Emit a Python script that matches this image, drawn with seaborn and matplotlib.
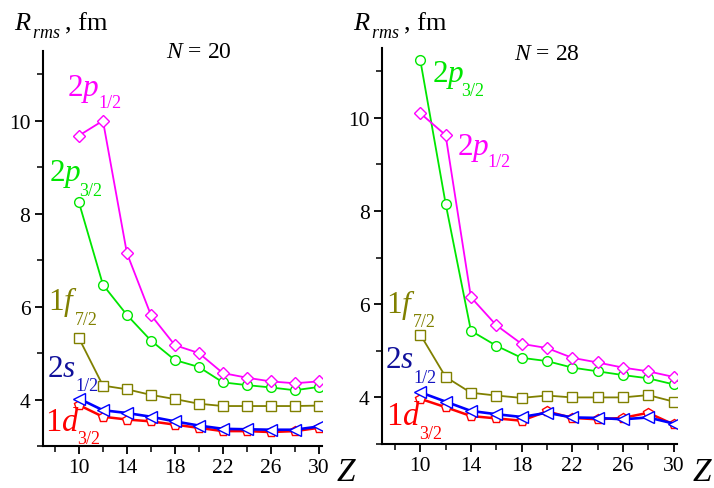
import matplotlib
matplotlib.use("Agg")
import matplotlib.pyplot as plt
from matplotlib.ticker import MultipleLocator
import seaborn as sns

# ---------------- data ----------------
Z = [10, 12, 14, 16, 18, 20, 22, 24, 26, 28, 30]

# N = 20
p12_20 = [9.68, 10.0, 7.15, 5.82, 5.17, 5.00, 4.57, 4.47, 4.39, 4.35, 4.39]
p32_20 = [8.24, 6.47, 5.82, 5.27, 4.85, 4.70, 4.37, 4.31, 4.26, 4.20, 4.27]
f72_20 = [5.32, 4.30, 4.22, 4.10, 4.01, 3.91, 3.86, 3.86, 3.86, 3.86, 3.87]
s12_20 = [4.02, 3.77, 3.71, 3.63, 3.53, 3.44, 3.37, 3.36, 3.35, 3.35, 3.42]
d32_20 = [3.88, 3.63, 3.57, 3.53, 3.46, 3.39, 3.32, 3.32, 3.30, 3.32, 3.39]

# N = 28
p32_28 = [11.24, 8.16, 5.43, 5.11, 4.85, 4.78, 4.64, 4.56, 4.48, 4.41, 4.28]
p12_28 = [10.10, 9.63, 6.15, 5.55, 5.15, 5.06, 4.85, 4.75, 4.64, 4.56, 4.44]
f72_28 = [5.35, 4.44, 4.10, 4.04, 3.99, 4.04, 4.00, 4.00, 4.00, 4.05, 3.91]
s12_28 = [4.11, 3.91, 3.71, 3.64, 3.58, 3.67, 3.57, 3.56, 3.53, 3.57, 3.44]
d32_28 = [3.97, 3.79, 3.60, 3.55, 3.50, 3.70, 3.56, 3.53, 3.56, 3.67, 3.42]

panel_titles = ["20", "28"]

# ---------------- style ----------------
sns.set_style("ticks")
plt.rcParams["font.family"] = ["Liberation Serif", "DejaVu Serif"]
plt.rcParams["mathtext.fontset"] = "custom"
plt.rcParams["mathtext.rm"] = "Liberation Serif"
plt.rcParams["mathtext.it"] = "Liberation Serif:italic"
plt.rcParams["mathtext.bf"] = "Liberation Serif:bold"

W, H = 714, 489
fig = plt.figure(figsize=(W / 100, H / 100), dpi=100)

MAG = "#FF00FF"
GRN = "#00E600"
OLV = "#808000"
BLU = "#0000FF"
RED = "#FF0000"

ax1 = fig.add_axes([43 / W, (H - 447) / H, (321.7 - 43) / W, (447 - 52) / H])
ax2 = fig.add_axes([382.3 / W, (H - 445) / H, (676.7 - 382.3) / W, (445 - 49) / H])


def series(ax, y, color, marker, ms, lw=1.3, mew=1.0):
    sns.lineplot(x=Z, y=y, ax=ax, color=color, marker=marker, markersize=ms,
                 markerfacecolor="white", markeredgecolor=color,
                 markeredgewidth=mew, linewidth=lw)


# left panel (N=20)
series(ax1, p32_20, GRN, "o", 7)
series(ax1, p12_20, MAG, "D", 6.5)
series(ax1, f72_20, OLV, "s", 6.5)
series(ax1, d32_20, RED, "p", 7.5, lw=1.8)
series(ax1, s12_20, BLU, "<", 8, lw=1.9)

# right panel (N=28)
series(ax2, p32_28, GRN, "o", 7)
series(ax2, p12_28, MAG, "D", 6.5)
series(ax2, f72_28, OLV, "s", 6.5)
series(ax2, d32_28, RED, "p", 7.5, lw=1.8)
series(ax2, s12_28, BLU, "<", 8, lw=1.9)

for ax in (ax1, ax2):
    ax.set_xlim(7, 30.25)
    ax.set_ylim(3, 11.5)
    ax.xaxis.set_major_locator(MultipleLocator(4))
    ax.xaxis.set_minor_locator(MultipleLocator(2))
    ax.set_xticks([10, 14, 18, 22, 26, 30])
    ax.yaxis.set_major_locator(MultipleLocator(2))
    ax.yaxis.set_minor_locator(MultipleLocator(1))
    ax.set_yticks([4, 6, 8, 10])
    ax.tick_params(axis="both", which="major", direction="out", length=6,
                   width=1.3, labelsize=15.5, pad=3, colors="black")
    ax.tick_params(axis="both", which="minor", direction="out", length=4,
                   width=1.3)
    for s in ("left", "bottom"):
        ax.spines[s].set_linewidth(1.5)
        ax.spines[s].set_color("black")
    sns.despine(ax=ax)
    ax.set_xlabel("")
    ax.set_ylabel("")


def T(px, py, s, size, color="black", **kw):
    fig.text(px / W, 1 - py / H, s, fontsize=size, color=color,
             ha="left", va="baseline", **kw)


BIG = 22.5
SUB = 13

# left labels
T(67, 96, r"$2p$", BIG, MAG); T(98, 108, "1/2", SUB, MAG)
T(49, 181, r"$2p$", BIG, GRN); T(79, 196, "3/2", SUB, GRN)
T(48, 310, r"$1f$", BIG, OLV); T(75, 325, "7/2", SUB, OLV)
T(47, 377, r"$2s$", BIG, "#10109A"); T(75, 391, "1/2", SUB, "#1515C0")
T(45, 431, r"$1d$", BIG + 1, RED); T(77, 444, "3/2", SUB, RED)

# right labels
T(432, 82, r"$2p$", BIG, GRN); T(461, 96, "3/2", SUB, GRN)
T(457, 155, r"$2p$", BIG, MAG); T(487, 167, "1/2", SUB, MAG)
T(386, 313, r"$1f$", BIG, OLV); T(413, 327, "7/2", SUB, OLV)
T(385, 368, r"$2s$", BIG, "#10109A"); T(413, 383, "1/2", SUB, "#1515C0")
T(386, 425, r"$1d$", BIG + 1, RED); T(419, 439, "3/2", SUB, RED)

# axis titles
for dx in (0, 339):
    T(14 + dx, 30, r"$R$", 19)
    T(32 + dx, 38, r"$rms$", 13)
    T(65 + dx, 30, ", fm", 19)
T(166, 58, r"$N$ = " + panel_titles[0], 17)
T(514, 60, r"$N$ = " + panel_titles[1], 17)
T(336, 481, r"$Z$", 24)
T(692, 481, r"$Z$", 24)

fig.savefig("out.png", dpi=100)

WORK TO DO =>
Find each line with the string "seaborn" and copy it out.

COMPLETED TASK =>
Emit a Python script that matches this image, drawn with seaborn and matplotlib.
import seaborn as sns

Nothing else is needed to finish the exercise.